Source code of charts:
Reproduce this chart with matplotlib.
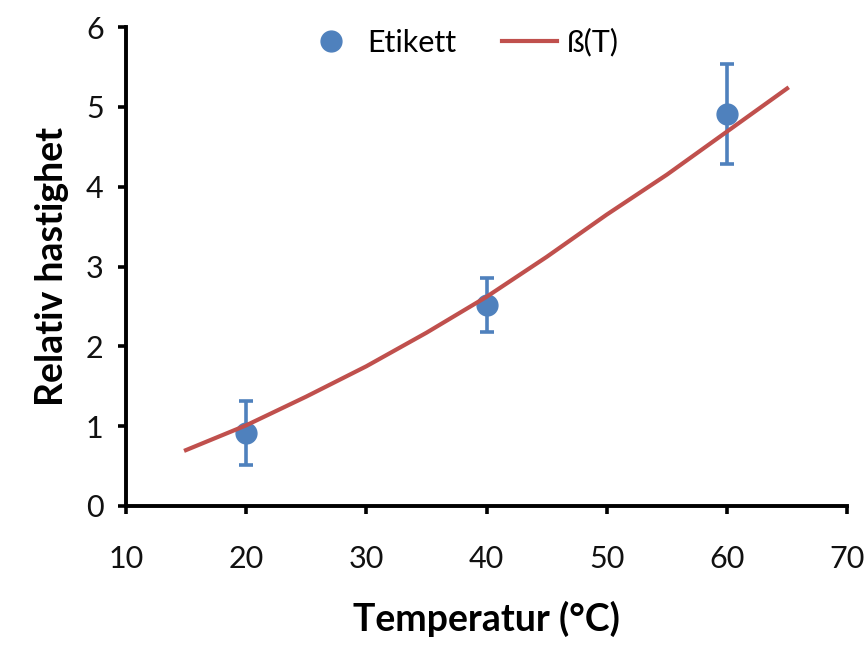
import matplotlib
matplotlib.use("Agg")
import matplotlib.pyplot as plt
from matplotlib.lines import Line2D

# measured points with error bars
temps = [20, 40, 60]
speeds = [0.91, 2.52, 4.91]
errors = [0.40, 0.34, 0.63]

# fitted curve
curve_t = [15, 20, 25, 30, 35, 40, 45, 50, 55, 60, 65]
curve_b = [0.70, 1.01, 1.37, 1.75, 2.17, 2.62, 3.12, 3.65, 4.15, 4.69, 5.23]

BLUE = "#4F81BD"
RED = "#C0504D"

plt.rcParams["font.family"] = ["Lato", "DejaVu Sans"]

fig = plt.figure(figsize=(8.68, 6.54), dpi=100)
ax = fig.add_axes([0.145, 0.2263, 0.831, 0.7324])

ax.errorbar(temps, speeds, yerr=errors, fmt="o", color=BLUE, ms=15,
            elinewidth=2.6, capsize=5, capthick=2.6, zorder=3)
ax.plot(curve_t, curve_b, color=RED, lw=3, zorder=4)

ax.set_xlim(10, 70)
ax.set_ylim(0, 6)
ax.set_xticks(range(10, 71, 10))
ax.set_yticks(range(0, 7))

for side in ("top", "right"):
    ax.spines[side].set_visible(False)
for side in ("left", "bottom"):
    ax.spines[side].set_linewidth(2.8)
ax.tick_params(direction="out", length=6, width=2.6, labelsize=22, pad=10,
               labelcolor="#111111")
ax.tick_params(axis="x", pad=22)

ax.set_xlabel("Temperatur (°C)", fontsize=27, fontweight="bold", labelpad=20)
ax.set_ylabel("Relativ hastighet", fontsize=27, fontweight="bold", labelpad=12)

handles = [
    Line2D([], [], color=BLUE, marker="o", ms=15, ls="none"),
    Line2D([], [], color=RED, lw=3),
]
ax.legend(handles, ["Etikett", "ß(T)"], loc="center", bbox_to_anchor=(0.531, 0.935),
          bbox_transform=fig.transFigure, ncol=2, frameon=False, fontsize=22,
          handlelength=1.8, columnspacing=1.5, handletextpad=0.3)

fig.savefig("out.png", dpi=100)
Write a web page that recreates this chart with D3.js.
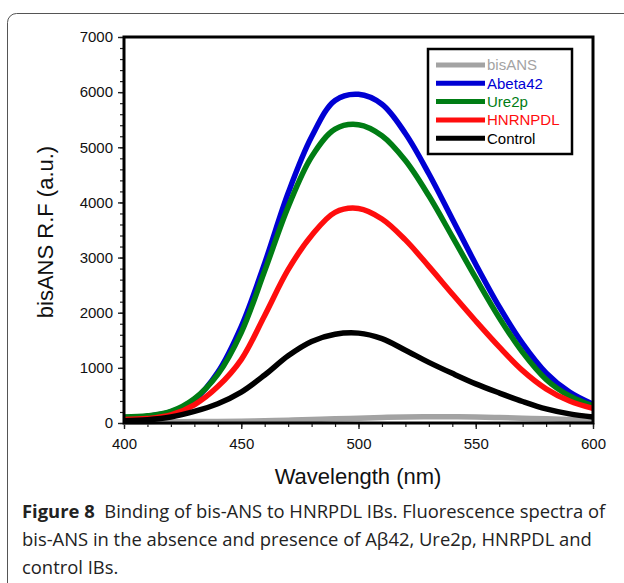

#### What the task asks
Repeat the data in full and exactly. Omit pictures.

#### Output below
Reproduce this chart with matplotlib.
import matplotlib
matplotlib.use("Agg")
import matplotlib.pyplot as plt
from matplotlib.lines import Line2D

# measured points with error bars
temps = [20, 40, 60]
speeds = [0.91, 2.52, 4.91]
errors = [0.40, 0.34, 0.63]

# fitted curve
curve_t = [15, 20, 25, 30, 35, 40, 45, 50, 55, 60, 65]
curve_b = [0.70, 1.01, 1.37, 1.75, 2.17, 2.62, 3.12, 3.65, 4.15, 4.69, 5.23]

BLUE = "#4F81BD"
RED = "#C0504D"

plt.rcParams["font.family"] = ["Lato", "DejaVu Sans"]

fig = plt.figure(figsize=(8.68, 6.54), dpi=100)
ax = fig.add_axes([0.145, 0.2263, 0.831, 0.7324])

ax.errorbar(temps, speeds, yerr=errors, fmt="o", color=BLUE, ms=15,
            elinewidth=2.6, capsize=5, capthick=2.6, zorder=3)
ax.plot(curve_t, curve_b, color=RED, lw=3, zorder=4)

ax.set_xlim(10, 70)
ax.set_ylim(0, 6)
ax.set_xticks(range(10, 71, 10))
ax.set_yticks(range(0, 7))

for side in ("top", "right"):
    ax.spines[side].set_visible(False)
for side in ("left", "bottom"):
    ax.spines[side].set_linewidth(2.8)
ax.tick_params(direction="out", length=6, width=2.6, labelsize=22, pad=10,
               labelcolor="#111111")
ax.tick_params(axis="x", pad=22)

ax.set_xlabel("Temperatur (°C)", fontsize=27, fontweight="bold", labelpad=20)
ax.set_ylabel("Relativ hastighet", fontsize=27, fontweight="bold", labelpad=12)

handles = [
    Line2D([], [], color=BLUE, marker="o", ms=15, ls="none"),
    Line2D([], [], color=RED, lw=3),
]
ax.legend(handles, ["Etikett", "ß(T)"], loc="center", bbox_to_anchor=(0.531, 0.935),
          bbox_transform=fig.transFigure, ncol=2, frameon=False, fontsize=22,
          handlelength=1.8, columnspacing=1.5, handletextpad=0.3)

fig.savefig("out.png", dpi=100)
Write a web page that recreates this chart with D3.js.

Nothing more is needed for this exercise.